Cape Town Stadium is going to bring a much-needed injection of ‘gees’ to South African rugby when it becomes the home of Western Province in 2021, writes JOHN GOLIATH.
It didn’t end well for the Blitzboks at the Cape Town Sevens. Two botched lineouts basically cost them their home event, as the New Zealand Sevens team beat the South Africans 7-5 in the final. It was a tough one for the home crowd to take, as they left the stadium with glum faces and a deep sense of disappointment.
A win would have been the perfect ending to a spectacular year for South African rugby. Winning the Cape Town Sevens title on home soil would have been a great addition to the Springboks’ World Cup win and their Rugby Championship crown. However, the New Zealanders won both the men’s and women’s titles in the Mother City.

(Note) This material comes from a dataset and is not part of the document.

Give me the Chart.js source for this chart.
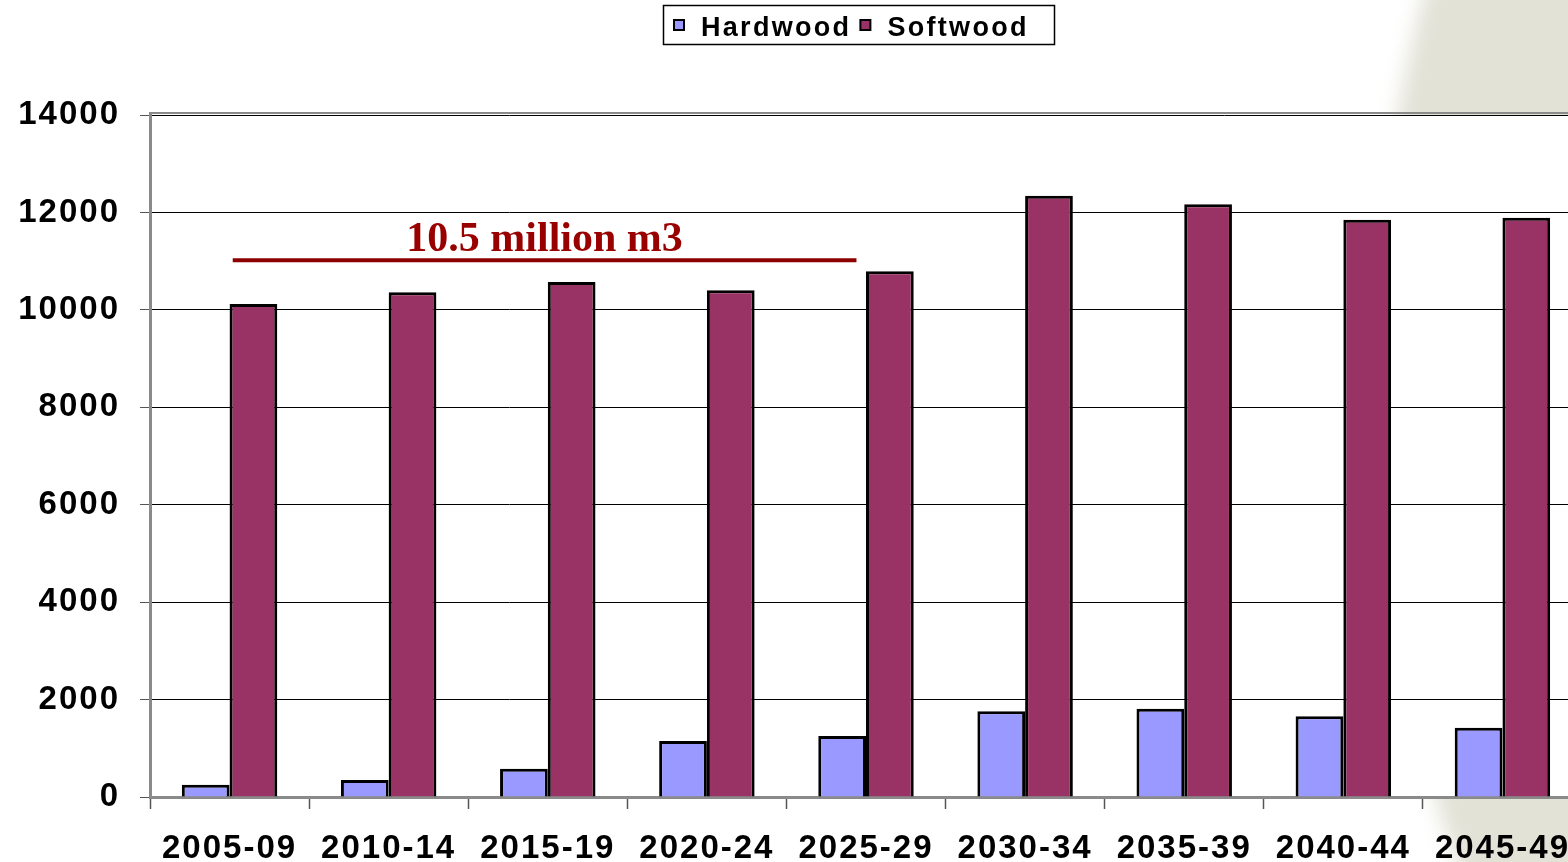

The stadium was almost empty once the Kiwis performed their respective hakas on the field, their ritual after winning a tournament. But, as Sarah Brightman and Andrea Bocelli’s ‘Time to say goodbye’ started to reverberate around the Cape Town Stadium to sign off the weekend, one couldn’t help but think about all the memories that the fans made over the last three days.
It was yet another fabulous staging of the event. The weather may not have been great, but the party was awesome, and it was well organised. But the fact that this tournament is played at such a brilliant venue is really one of the biggest contributing factors to the package as a whole.
There is something magical about the Cape Town Stadium. When it’s packed, like it was during the final – after the bars closed – it was a cauldron of sound and colours. If this place had a roof, it would have been blown off during the national anthems.
Of course, it was fuelled by a day of excessive drinking in the sun and the wind, but the atmosphere was just electric. I would suggest that it may be close to the best atmosphere I have ever experienced at a rugby event in South Africa.
But you only have to go back to the SuperHero Sunday Super Rugby warm-up matches that were held at this venue less than a year ago to know that Cape Town Stadium just brings a new element to a sports experience. As the youngsters would say, ‘it just slaps differently, dog’.
For a number of years I felt that sort of excitement and passion had deserted Newlands over the last few years, even in the Test matches. It’s become a venue that’s become stale and boring. We’re saying goodbye to that grand old cathedral of South African rugby next year, and, to be honest, that moment can’t come soon enough.
Obviously, you can’t compare the two products, in terms of the budgets spent on hosting a Sevens tournament and a normal Vodacom Super Rugby match or as a Test as far as entertainment is concerned. But the potential experience Cape Town Stadium can provide … it just offers a lot more than Newlands in providing a spectacle.
This weekend was another vibe. The Blitzboks may have lost the final, but the people who attended the sevens over the weekend certainly won.